Intervention de Jacqueline Gourault

Séance en hémicycle du jeudi 1er février 2018 à 15h00
Récépissé de contrôle d'identité — Présentation

Jacqueline Gourault, ministre auprès du ministre d'état, ministre de l'intérieur :

Dans son discours du 18 octobre 2017 aux forces de sécurité intérieure, le Président de la République a tracé les grandes orientations de notre action en la matière. Tout en écartant l'idée d'une mise en place du récépissé en cas de contrôle d'identité, le chef de l'État a tracé trois pistes de transformation ayant pour objet l'amélioration des relations entre les membres des forces de l'ordre et la population : définir les missions prioritaires et éviter les contrôles systématiques ; envoyer sur les terrains difficiles les fonctionnaires les plus expérimentés et renforcer qualitativement l'encadrement ; étendre les dispositifs de caméras-piétons avec pragmatisme et volontarisme.
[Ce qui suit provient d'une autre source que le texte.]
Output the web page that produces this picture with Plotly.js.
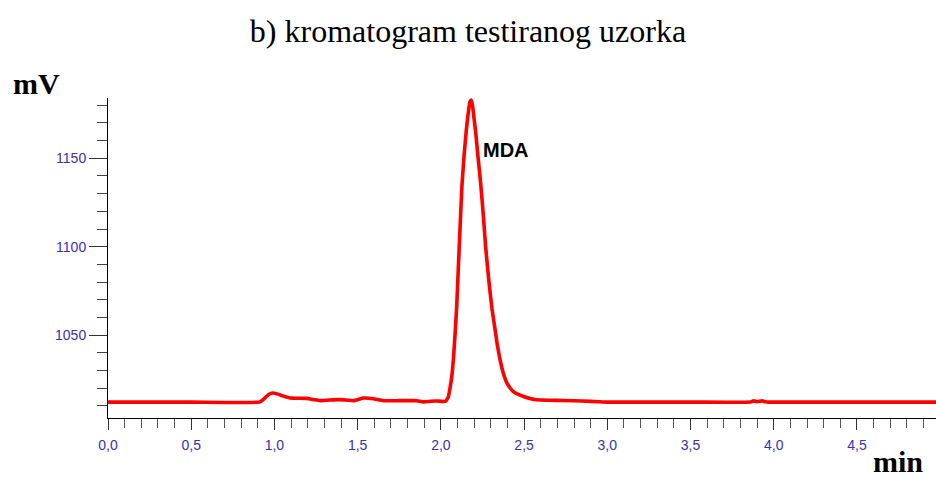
<!DOCTYPE html>
<html>
<head>
<meta charset="utf-8">
<script src="https://cdn.plot.ly/plotly-3.0.1.min.js"></script>
<style>
  html, body { margin: 0; padding: 0; background: #fff; }
  #chart { width: 936px; height: 480px; }
</style>
</head>
<body>
<div id="chart"></div>
<script>
// Retention time (min)
const timeMin = [
  0, 0.5, 0.913, 0.94, 0.965, 0.99, 1.02, 1.05, 1.094, 1.194, 1.24, 1.274, 1.33, 1.394, 1.474,
  1.505, 1.534, 1.594, 1.654, 1.75, 1.855, 1.895, 1.94, 1.975, 2.025,
  2.035, 2.045, 2.055, 2.065, 2.075, 2.085, 2.095, 2.105, 2.115, 2.127, 2.14, 2.153, 2.165,
  2.175, 2.182, 2.19, 2.2, 2.21, 2.224, 2.239, 2.254, 2.269, 2.288, 2.307, 2.326, 2.34, 2.356,
  2.375, 2.396, 2.415, 2.436, 2.465, 2.496, 2.535, 2.576, 2.65, 2.74, 2.85, 2.95, 3.0, 3.5,
  3.86, 3.88, 3.9, 3.93, 3.95, 3.97, 4.975
];
// Detector signal (mV)
const signalMV = [
  1012.1, 1012.1, 1012.2, 1014.2, 1016.4, 1017.2, 1016.6, 1015.6, 1014.4, 1014.2, 1013.4, 1012.9, 1013.3, 1013.5, 1012.9,
  1013.6, 1014.4, 1014.0, 1012.9, 1012.9, 1012.9, 1012.2, 1012.6, 1012.7, 1012.5,
  1013.4, 1015.0, 1020.0, 1026.0, 1036.0, 1050.0, 1066.0, 1088.0, 1110.0, 1135.0, 1152.0, 1166.0, 1176.0,
  1182.0, 1183.0, 1180.0, 1172.0, 1164.0, 1150.0, 1136.0, 1119.0, 1100.0, 1081.0, 1065.0, 1053.0, 1044.0, 1036.0,
  1028.5, 1023.0, 1020.2, 1018.0, 1016.4, 1015.3, 1014.2, 1013.4, 1013.1, 1013.0, 1012.7, 1012.3, 1012.1, 1012.1,
  1012.1, 1012.8, 1012.3, 1012.8, 1012.3, 1012.1, 1012.1
];
const xTickVals = [0, 0.5, 1.0, 1.5, 2.0, 2.5, 3.0, 3.5, 4.0, 4.5];
const xTickText = ['0,0', '0,5', '1,0', '1,5', '2,0', '2,5', '3,0', '3,5', '4,0', '4,5'];
const yTickVals = [1050, 1100, 1150];
const yTickText = ['1050', '1100', '1150'];
const peakLabel = 'MDA';
const chartTitle = 'b) kromatogram testiranog uzorka';

const tickBlue = '#3a30b4';
const trace = {
  x: timeMin,
  y: signalMV,
  type: 'scatter',
  mode: 'lines',
  line: { color: '#ff0000', width: 3.6, shape: 'spline', smoothing: 0.4 },
  hoverinfo: 'skip'
};

const layout = {
  width: 936,
  height: 480,
  margin: { l: 108, r: 0, t: 98, b: 62, pad: 0 },
  paper_bgcolor: '#ffffff',
  plot_bgcolor: '#ffffff',
  showlegend: false,
  title: {
    text: chartTitle,
    font: { family: '"Liberation Serif", "Times New Roman", serif', size: 32, color: '#000' },
    xref: 'container', x: 0.5, xanchor: 'center',
    yref: 'container', y: 1 - 31 / 480, yanchor: 'middle'
  },
  xaxis: {
    range: [0, 4.975],
    showline: true, linecolor: '#000', linewidth: 1,
    showgrid: false, zeroline: false,
    ticks: 'outside', ticklen: 11, tickwidth: 1, tickcolor: '#333',
    tickmode: 'array', tickvals: xTickVals, ticktext: xTickText,
    tickfont: { family: '"Liberation Sans", Arial, sans-serif', size: 14, color: tickBlue },
    ticklabelstandoff: 3,
    minor: { dtick: 0.1, tick0: 0, ticks: 'outside', ticklen: 9, tickwidth: 1, tickcolor: '#555', showgrid: false },
    automargin: false,
    fixedrange: true
  },
  yaxis: {
    range: [1003.1, 1184.1],
    showline: true, linecolor: '#000', linewidth: 1,
    showgrid: false, zeroline: false,
    ticks: 'outside', ticklen: 18, tickwidth: 1, tickcolor: '#333',
    tickmode: 'array', tickvals: yTickVals, ticktext: yTickText,
    tickfont: { family: '"Liberation Sans", Arial, sans-serif', size: 14, color: tickBlue },
    ticklabelstandoff: 0,
    minor: { dtick: 10, tick0: 1000, ticks: 'outside', ticklen: 10, tickwidth: 1, tickcolor: '#444', showgrid: false },
    automargin: false,
    fixedrange: true
  },
  annotations: [
    {
      text: '<b>mV</b>', xref: 'paper', yref: 'paper',
      x: (11 - 108) / 828, xanchor: 'left', y: (418 - 83.5) / 320, yanchor: 'middle',
      showarrow: false,
      font: { family: '"Liberation Serif", "Times New Roman", serif', size: 30, color: '#000' }
    },
    {
      text: '<b>min</b>', xref: 'paper', yref: 'paper',
      x: (925 - 108) / 828, xanchor: 'right', y: (418 - 480) / 320, yanchor: 'bottom',
      showarrow: false,
      font: { family: '"Liberation Serif", "Times New Roman", serif', size: 30, color: '#000' }
    },
    {
      text: '<b>' + peakLabel + '</b>', xref: 'x', yref: 'y',
      x: 2.242, xanchor: 'left', y: 1154.8, yanchor: 'middle',
      showarrow: false,
      font: { family: '"Liberation Sans", Arial, sans-serif', size: 20, color: '#000' }
    }
  ]
};

Plotly.newPlot('chart', [trace], layout, { staticPlot: true, displayModeBar: false });
</script>
</body>
</html>
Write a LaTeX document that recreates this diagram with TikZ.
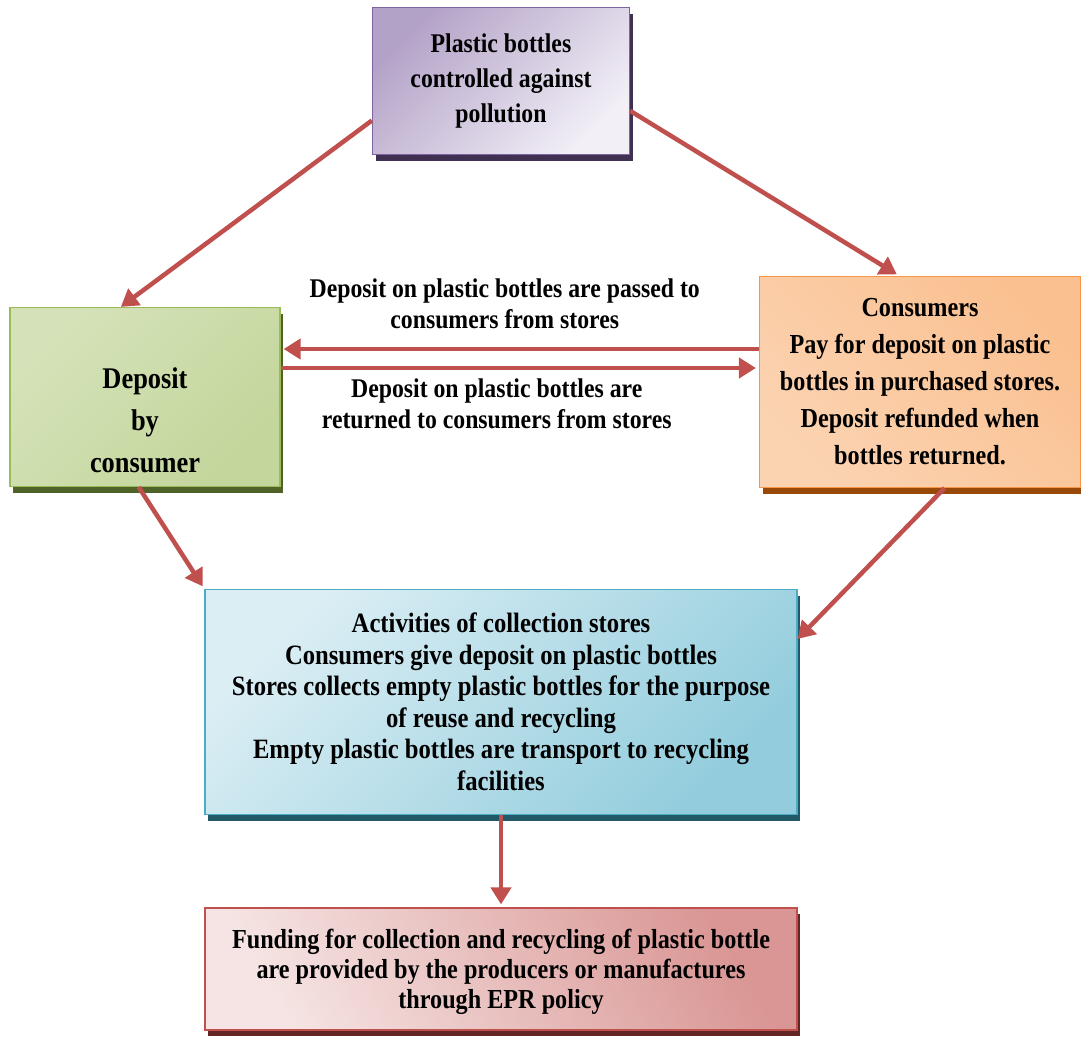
\documentclass[tikz,border=0pt]{standalone}
\usepackage{fontspec}
\setmainfont{Liberation Serif}[FakeStretch=0.88]
\usetikzlibrary{arrows.meta,shadows}

\definecolor{arrowred}{HTML}{C0504D}
\definecolor{purpledark}{HTML}{B3A2C7}
\definecolor{purplelight}{HTML}{F2EFF7}
\definecolor{purpleline}{HTML}{8064A2}
\definecolor{purpleshade}{HTML}{403152}
\definecolor{greendark}{HTML}{C3D69B}
\definecolor{greenlight}{HTML}{EBF1DE}
\definecolor{greenline}{HTML}{9BBB59}
\definecolor{greenshade}{HTML}{4F6228}
\definecolor{orangedark}{HTML}{FAC090}
\definecolor{orangelight}{HTML}{FDEADA}
\definecolor{orangeline}{HTML}{F79646}
\definecolor{orangeshade}{HTML}{984807}
\definecolor{bluedark}{HTML}{93CDDD}
\definecolor{bluelight}{HTML}{DBEEF4}
\definecolor{blueline}{HTML}{4BACC6}
\definecolor{blueshade}{HTML}{215968}
\definecolor{reddark}{HTML}{D99694}
\definecolor{redlight}{HTML}{F5E4E3}
\definecolor{redshade}{HTML}{632523}

\tikzset{
  box/.style={rectangle, line width=1.2pt, align=center, inner sep=0pt,
    font=\fontsize{27}{35}\selectfont\bfseries},
  flow/.style={draw=arrowred, line width=4.5pt, -{Triangle[length=17pt,width=20pt]}},
  lbl/.style={align=center, inner sep=0pt, font=\fontsize{27}{31}\selectfont\bfseries},
  purplebox/.style={box, draw=purpleline, top color=purpledark, bottom color=purplelight,
    shading angle=45, general shadow={fill=purpleshade, shadow xshift=3pt, shadow yshift=-6pt}},
  greenbox/.style={box, draw=greenline, top color=greendark!70, middle color=greenlight, bottom color=greendark,
    shading angle=45, general shadow={fill=greenshade, shadow xshift=3pt, shadow yshift=-6pt}},
  orangebox/.style={box, draw=orangeline, top color=orangedark, middle color=orangelight, bottom color=orangedark!70,
    shading angle=-45, general shadow={fill=orangeshade, shadow xshift=3pt, shadow yshift=-6pt}},
  bluebox/.style={box, draw=blueline, top color=bluelight, bottom color=bluedark,
    shading angle=45, general shadow={fill=blueshade, shadow xshift=3pt, shadow yshift=-6pt}},
  redbox/.style={box, draw=arrowred, top color=reddark, bottom color=redlight,
    shading angle=-60, general shadow={fill=redshade, shadow xshift=3pt, shadow yshift=-6pt}},
}

\begin{document}
\begin{tikzpicture}[x=1pt, y=-1pt]
  \useasboundingbox (0,0) rectangle (1081,1039);

  \node[purplebox, minimum width=257pt, minimum height=147pt] (pollution) at (501,81)
    {Plastic bottles\\controlled against\\pollution};
  \node[greenbox, minimum width=270pt, minimum height=179pt,
    font=\fontsize{30}{42}\selectfont\bfseries] (deposit) at (145,397)
    {\vphantom{X}\\[6pt]Deposit\\by\\consumer};
  \node[orangebox, minimum width=321pt, minimum height=211pt,
    font=\fontsize{27.5}{37}\selectfont\bfseries] (consumers) at (920,382)
    {Consumers\\Pay for deposit on plastic\\bottles in purchased stores.\\Deposit refunded when\\bottles returned.};
  \node[bluebox, minimum width=592pt, minimum height=225pt,
    font=\fontsize{28}{31.5}\selectfont\bfseries] (stores) at (501,702)
    {Activities of collection stores\\Consumers give deposit on plastic bottles\\Stores collects empty plastic bottles for the purpose\\of reuse and recycling\\Empty plastic bottles are transport to recycling\\facilities};
  \node[redbox, minimum width=592pt, minimum height=122pt,
    font=\fontsize{27.5}{30}\selectfont\bfseries] (funding) at (501,969)
    {\vphantom{X}\\[-22pt]Funding for collection and recycling of plastic bottle\\are provided by the producers or manufactures\\through EPR policy};

  \coordinate (passed) at ([yshift=33pt]consumers.west);
  \coordinate (returned) at ([yshift=14pt]consumers.west);

  \draw[flow] (pollution.197) -- (deposit.105);
  \draw[flow, shorten >=3pt] (pollution.-13) -- (consumers.101);
  \draw[flow, shorten >=3pt] (passed) -- (passed -| deposit.east)
    node[lbl, midway, above=18pt, xshift=-15pt] (passedtext) {Deposit on plastic bottles are passed to\\consumers from stores};
  \draw[flow, shorten >=3pt] (returned -| deposit.east) -- (returned)
    node[lbl, midway, below=9pt, xshift=-23pt] (returnedtext) {Deposit on plastic bottles are\\returned to consumers from stores};
  \draw[flow, shorten >=3pt] (deposit.266) -- (stores.north west);
  \draw[flow] (consumers.283) -- (stores.12);
  \draw[flow, shorten >=3pt] (stores.south) -- (funding.north);
\end{tikzpicture}
\end{document}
Je ne m'étendrai pas ici sur la description du cadre juridique des contrôles d'identité, défini à l'article 78-2 du code de procédure pénale, qui obéit à des fins de levée de doute sur un comportement observé ou de contrôle aléatoire à des fins de prévention. Je veux en revanche rappeler les développements récents de la jurisprudence en la matière.

Tout d'abord, par trois décisions du 9 novembre 2016, la Cour de cassation a confirmé la condamnation de l'État pour faute lourde dans le fonctionnement du service public de la justice pour des contrôles d'identité réalisés sur réquisitions du procureur de la République sur le fondement de l'article 78-2 et qu'elle a jugés discriminatoires. Ces décisions définissent les modes de preuve de la discrimination. Comme en droit du travail, il appartient à la personne qui a fait l'objet d'un contrôle d'identité et qui saisit le tribunal d'apporter au juge des éléments qui laissent présumer l'existence d'une discrimination. C'est ensuite à l'administration soit de démontrer l'absence de discrimination, soit de justifier la différence de traitement par des éléments objectifs.

Par ailleurs, le 24 janvier 2017, le Conseil constitutionnel, saisi de deux questions prioritaires de constitutionnalité, a déclaré conformes à la Constitution les dispositions du code autorisant à procéder à des contrôles d'identité, en formulant trois réserves : la mise en oeuvre des contrôles d'identité doit s'opérer en se fondant exclusivement sur des critères excluant toute discrimination de quelque nature que ce soit entre les personnes ; le procureur de la République ne peut retenir des lieux et périodes sans lien avec la recherche des infractions visées dans les réquisitions ; le procureur ne peut, par un cumul de réquisitions, autoriser la pratique de contrôles d'identité généralisés dans le temps et dans l'espace. Ces décisions récentes démontrent clairement, s'il en était besoin, que les contrôles d'identité ne sauraient être utilisés de manière discriminatoire : quand ils le sont, car cela peut effectivement arriver, les juridictions les sanctionnent !

Mon propos n'est pas pour autant de nier que la pratique des contrôles d'identité soit sujette à débats ou à interrogations. De ce point de vue, le ministère de l'intérieur n'est pas demeuré passif face à ces débats et a pris un certain nombre de mesures.

Ainsi, le 1er janvier 2014, est entré en vigueur un nouveau code de déontologie commun à la police et à la gendarmerie nationales, encadrant pour la première fois le déroulement concret des contrôles d'identité, notamment les palpations de sécurité, et rappelant le principe de non-discrimination. Selon les termes de ce code, « lorsque la loi l'autorise à procéder à un contrôle d'identité, le policier ou le gendarme ne se fonde sur aucune caractéristique physique ou aucun signe distinctif pour déterminer les personnes à contrôler, sauf s'il dispose d'un signalement précis motivant le contrôle. Le contrôle d'identité se déroule sans qu'il soit porté atteinte à la dignité de la personne qui en fait l'objet ».